Doch offenbar nimmt die Skepsis zu. Eine aktuelle Umfrage von YouGov kommt zu dem Schluss, dass 56 Prozent der Briten den Brexit für einen Fehler halten. Ein Fünftel derer, die für den Austritt gestimmt haben, sagen, sie hätten sich getäuscht.
Wirtschaft will mehr Zuwanderer
Der britische Industrieverband sieht noch ein anderes Problem: den Fachkräftemangel. Die Wirtschaftsvertreter fordern Lockerungen bei der Zuwanderung. Premier Sunak kündigte ein Einwanderungsrecht an, das attraktiv ist für die besten Köpfe.

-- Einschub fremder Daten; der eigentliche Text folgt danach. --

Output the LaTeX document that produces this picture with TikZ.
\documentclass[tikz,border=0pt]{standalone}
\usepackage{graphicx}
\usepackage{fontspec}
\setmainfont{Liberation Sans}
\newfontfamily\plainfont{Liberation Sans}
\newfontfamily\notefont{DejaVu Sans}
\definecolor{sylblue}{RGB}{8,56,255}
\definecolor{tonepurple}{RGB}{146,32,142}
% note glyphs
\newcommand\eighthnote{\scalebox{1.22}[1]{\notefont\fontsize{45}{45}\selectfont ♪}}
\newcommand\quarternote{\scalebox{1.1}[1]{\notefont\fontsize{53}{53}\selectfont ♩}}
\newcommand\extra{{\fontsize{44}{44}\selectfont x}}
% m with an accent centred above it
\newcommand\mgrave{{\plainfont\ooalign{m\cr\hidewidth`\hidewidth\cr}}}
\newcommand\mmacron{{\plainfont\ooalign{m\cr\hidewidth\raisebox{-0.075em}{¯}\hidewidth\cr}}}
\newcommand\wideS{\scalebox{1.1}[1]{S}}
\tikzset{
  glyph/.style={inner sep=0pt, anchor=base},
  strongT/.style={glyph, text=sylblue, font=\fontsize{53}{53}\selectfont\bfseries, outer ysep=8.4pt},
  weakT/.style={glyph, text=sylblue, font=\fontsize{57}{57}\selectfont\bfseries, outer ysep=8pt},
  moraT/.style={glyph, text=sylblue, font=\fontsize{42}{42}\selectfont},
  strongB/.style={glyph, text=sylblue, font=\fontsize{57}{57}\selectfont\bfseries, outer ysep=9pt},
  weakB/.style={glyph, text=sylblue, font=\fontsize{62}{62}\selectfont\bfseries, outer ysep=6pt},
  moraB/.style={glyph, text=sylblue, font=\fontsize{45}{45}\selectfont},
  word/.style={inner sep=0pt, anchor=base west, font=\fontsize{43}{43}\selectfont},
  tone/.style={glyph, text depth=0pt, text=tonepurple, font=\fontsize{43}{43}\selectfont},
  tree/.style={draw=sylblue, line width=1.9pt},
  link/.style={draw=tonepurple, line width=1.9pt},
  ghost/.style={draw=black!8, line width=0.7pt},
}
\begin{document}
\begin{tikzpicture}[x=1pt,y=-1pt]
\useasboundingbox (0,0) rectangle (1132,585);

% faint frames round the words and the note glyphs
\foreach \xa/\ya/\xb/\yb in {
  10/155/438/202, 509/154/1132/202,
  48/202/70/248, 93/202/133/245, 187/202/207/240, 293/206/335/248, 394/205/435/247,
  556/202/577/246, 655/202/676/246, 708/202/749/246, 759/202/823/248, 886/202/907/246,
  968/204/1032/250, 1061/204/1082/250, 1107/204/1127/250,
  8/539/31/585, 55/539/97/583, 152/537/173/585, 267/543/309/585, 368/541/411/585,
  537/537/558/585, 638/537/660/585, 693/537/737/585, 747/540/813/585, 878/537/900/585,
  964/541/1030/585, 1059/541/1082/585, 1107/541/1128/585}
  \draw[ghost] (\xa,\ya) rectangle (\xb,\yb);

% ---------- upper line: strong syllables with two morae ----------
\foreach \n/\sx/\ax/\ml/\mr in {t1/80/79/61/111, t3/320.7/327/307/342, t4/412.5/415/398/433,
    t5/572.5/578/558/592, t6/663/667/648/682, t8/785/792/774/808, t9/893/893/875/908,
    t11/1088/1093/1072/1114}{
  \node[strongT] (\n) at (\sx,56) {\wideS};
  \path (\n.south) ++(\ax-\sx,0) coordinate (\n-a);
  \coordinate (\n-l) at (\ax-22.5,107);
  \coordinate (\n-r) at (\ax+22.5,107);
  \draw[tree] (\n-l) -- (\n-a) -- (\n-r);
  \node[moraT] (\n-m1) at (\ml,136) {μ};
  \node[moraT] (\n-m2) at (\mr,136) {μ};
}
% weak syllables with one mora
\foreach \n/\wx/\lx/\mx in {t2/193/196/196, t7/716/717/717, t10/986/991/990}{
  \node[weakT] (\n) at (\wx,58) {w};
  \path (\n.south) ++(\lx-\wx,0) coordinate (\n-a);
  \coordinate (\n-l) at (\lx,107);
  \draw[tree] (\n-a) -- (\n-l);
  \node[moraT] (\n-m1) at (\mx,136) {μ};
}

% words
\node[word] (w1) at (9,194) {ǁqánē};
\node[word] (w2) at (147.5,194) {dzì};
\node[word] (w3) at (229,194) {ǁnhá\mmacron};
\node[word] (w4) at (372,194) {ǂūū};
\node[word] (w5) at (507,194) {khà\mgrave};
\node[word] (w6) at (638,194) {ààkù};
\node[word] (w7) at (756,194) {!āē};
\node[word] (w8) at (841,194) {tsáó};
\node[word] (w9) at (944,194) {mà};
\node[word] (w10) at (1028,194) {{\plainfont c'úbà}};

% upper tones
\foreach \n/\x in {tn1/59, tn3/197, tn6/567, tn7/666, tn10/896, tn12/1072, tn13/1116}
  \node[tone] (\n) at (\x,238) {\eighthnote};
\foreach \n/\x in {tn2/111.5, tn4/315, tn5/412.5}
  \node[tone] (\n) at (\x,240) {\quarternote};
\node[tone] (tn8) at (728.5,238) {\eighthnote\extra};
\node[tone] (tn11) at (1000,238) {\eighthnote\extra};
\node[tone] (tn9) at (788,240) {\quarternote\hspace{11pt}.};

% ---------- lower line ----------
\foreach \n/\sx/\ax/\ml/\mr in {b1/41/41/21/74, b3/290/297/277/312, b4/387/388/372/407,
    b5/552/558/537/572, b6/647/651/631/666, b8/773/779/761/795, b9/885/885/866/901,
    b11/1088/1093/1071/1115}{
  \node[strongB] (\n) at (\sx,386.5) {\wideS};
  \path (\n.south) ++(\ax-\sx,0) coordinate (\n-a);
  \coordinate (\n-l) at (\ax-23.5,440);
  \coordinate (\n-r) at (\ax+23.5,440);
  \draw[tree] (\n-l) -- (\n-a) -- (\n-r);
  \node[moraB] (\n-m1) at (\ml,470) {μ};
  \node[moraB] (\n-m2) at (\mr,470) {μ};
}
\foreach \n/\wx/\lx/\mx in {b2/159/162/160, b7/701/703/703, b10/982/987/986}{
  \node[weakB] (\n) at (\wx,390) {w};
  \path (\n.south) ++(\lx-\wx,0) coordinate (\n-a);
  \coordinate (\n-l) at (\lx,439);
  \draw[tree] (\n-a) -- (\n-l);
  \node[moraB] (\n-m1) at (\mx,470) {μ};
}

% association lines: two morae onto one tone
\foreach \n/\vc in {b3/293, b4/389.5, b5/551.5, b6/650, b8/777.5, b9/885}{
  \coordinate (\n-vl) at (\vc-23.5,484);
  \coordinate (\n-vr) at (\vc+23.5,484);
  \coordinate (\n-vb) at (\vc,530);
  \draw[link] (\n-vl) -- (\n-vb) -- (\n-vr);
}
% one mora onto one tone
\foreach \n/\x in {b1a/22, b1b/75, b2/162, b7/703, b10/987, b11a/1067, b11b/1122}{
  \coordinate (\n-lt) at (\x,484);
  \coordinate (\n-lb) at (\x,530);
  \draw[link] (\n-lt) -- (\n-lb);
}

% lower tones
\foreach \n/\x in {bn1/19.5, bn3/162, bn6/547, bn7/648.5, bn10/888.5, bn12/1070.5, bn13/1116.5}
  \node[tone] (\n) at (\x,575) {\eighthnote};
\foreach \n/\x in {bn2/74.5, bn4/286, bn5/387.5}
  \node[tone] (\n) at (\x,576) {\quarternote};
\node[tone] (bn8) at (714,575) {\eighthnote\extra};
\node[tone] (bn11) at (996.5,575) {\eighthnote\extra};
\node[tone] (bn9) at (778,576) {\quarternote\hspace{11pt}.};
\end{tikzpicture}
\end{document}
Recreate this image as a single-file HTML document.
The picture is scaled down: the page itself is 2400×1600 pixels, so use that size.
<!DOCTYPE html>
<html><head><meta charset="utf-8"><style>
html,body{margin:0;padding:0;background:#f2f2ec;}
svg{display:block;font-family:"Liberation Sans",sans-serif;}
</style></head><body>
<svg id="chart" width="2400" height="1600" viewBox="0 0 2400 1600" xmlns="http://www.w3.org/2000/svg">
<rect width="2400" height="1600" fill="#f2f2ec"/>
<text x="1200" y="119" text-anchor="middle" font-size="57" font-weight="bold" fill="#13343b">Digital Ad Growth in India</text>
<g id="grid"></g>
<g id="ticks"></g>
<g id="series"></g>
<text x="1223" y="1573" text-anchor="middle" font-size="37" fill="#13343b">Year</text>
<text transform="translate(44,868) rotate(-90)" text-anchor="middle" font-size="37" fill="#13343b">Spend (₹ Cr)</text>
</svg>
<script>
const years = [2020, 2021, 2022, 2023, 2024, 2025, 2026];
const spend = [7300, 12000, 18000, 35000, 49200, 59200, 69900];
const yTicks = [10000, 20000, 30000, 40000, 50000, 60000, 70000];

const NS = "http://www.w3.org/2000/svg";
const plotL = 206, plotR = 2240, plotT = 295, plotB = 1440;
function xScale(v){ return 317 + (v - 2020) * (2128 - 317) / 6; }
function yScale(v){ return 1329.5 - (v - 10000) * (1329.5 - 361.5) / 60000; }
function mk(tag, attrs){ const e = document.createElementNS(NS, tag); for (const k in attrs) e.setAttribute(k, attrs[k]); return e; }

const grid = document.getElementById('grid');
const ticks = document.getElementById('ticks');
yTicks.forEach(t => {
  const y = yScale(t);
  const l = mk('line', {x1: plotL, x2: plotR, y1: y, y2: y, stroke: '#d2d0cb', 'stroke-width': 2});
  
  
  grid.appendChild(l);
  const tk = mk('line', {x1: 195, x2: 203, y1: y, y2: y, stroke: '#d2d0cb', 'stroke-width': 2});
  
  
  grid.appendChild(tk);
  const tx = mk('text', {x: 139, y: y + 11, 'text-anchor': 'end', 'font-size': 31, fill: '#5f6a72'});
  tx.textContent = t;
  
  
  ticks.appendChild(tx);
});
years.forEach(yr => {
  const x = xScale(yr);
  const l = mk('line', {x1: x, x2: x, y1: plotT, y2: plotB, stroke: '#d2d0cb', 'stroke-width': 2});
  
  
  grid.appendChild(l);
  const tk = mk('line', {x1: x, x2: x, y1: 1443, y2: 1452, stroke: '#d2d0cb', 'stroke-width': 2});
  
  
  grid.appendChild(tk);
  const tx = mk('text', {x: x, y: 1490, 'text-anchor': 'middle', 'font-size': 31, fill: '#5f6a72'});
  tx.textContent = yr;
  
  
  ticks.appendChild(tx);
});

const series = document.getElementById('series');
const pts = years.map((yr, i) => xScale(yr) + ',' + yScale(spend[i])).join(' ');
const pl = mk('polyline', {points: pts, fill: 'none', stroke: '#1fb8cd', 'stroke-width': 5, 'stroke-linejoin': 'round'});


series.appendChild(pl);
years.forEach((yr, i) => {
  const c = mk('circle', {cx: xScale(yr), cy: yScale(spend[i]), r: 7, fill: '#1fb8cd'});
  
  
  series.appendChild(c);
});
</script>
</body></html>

Die Zuwanderung von Flüchtlingen über den Ärmelkanal will Sunak reduzieren. Weniger Flüchtlinge - das war ein Kernversprechen der Brexit-Befürworter gewesen. Im europäischen Vergleich kommen nur wenige Flüchtlinge nach England.
Pragmatische Lösungen weiter schwierig
Gegen die Asylpolitik der Regierung argumentierte auch Labour-Chef Keir Starmer vor den Vertretern der britischen Industrie am Dienstag nicht. Er fordert mehr Investitionen in Aus- und Fortbildung: "Die Zeit, als billige Arbeitskräfte Teil unserer Wachstumsstrategie waren, müssen beendet werden." Wachstum sei nur mit Fachkräften zu erreichen, sagte er.
Das Wort Brexit hat der Oppositionspolitiker gemieden. Die Debatte um den Austritt und den pragmatischen Umgang mit den Folgen wird noch zurückhaltend geführt. Mit diesem Thema Wähler zu überzeugen, halten die Parteien für schwierig.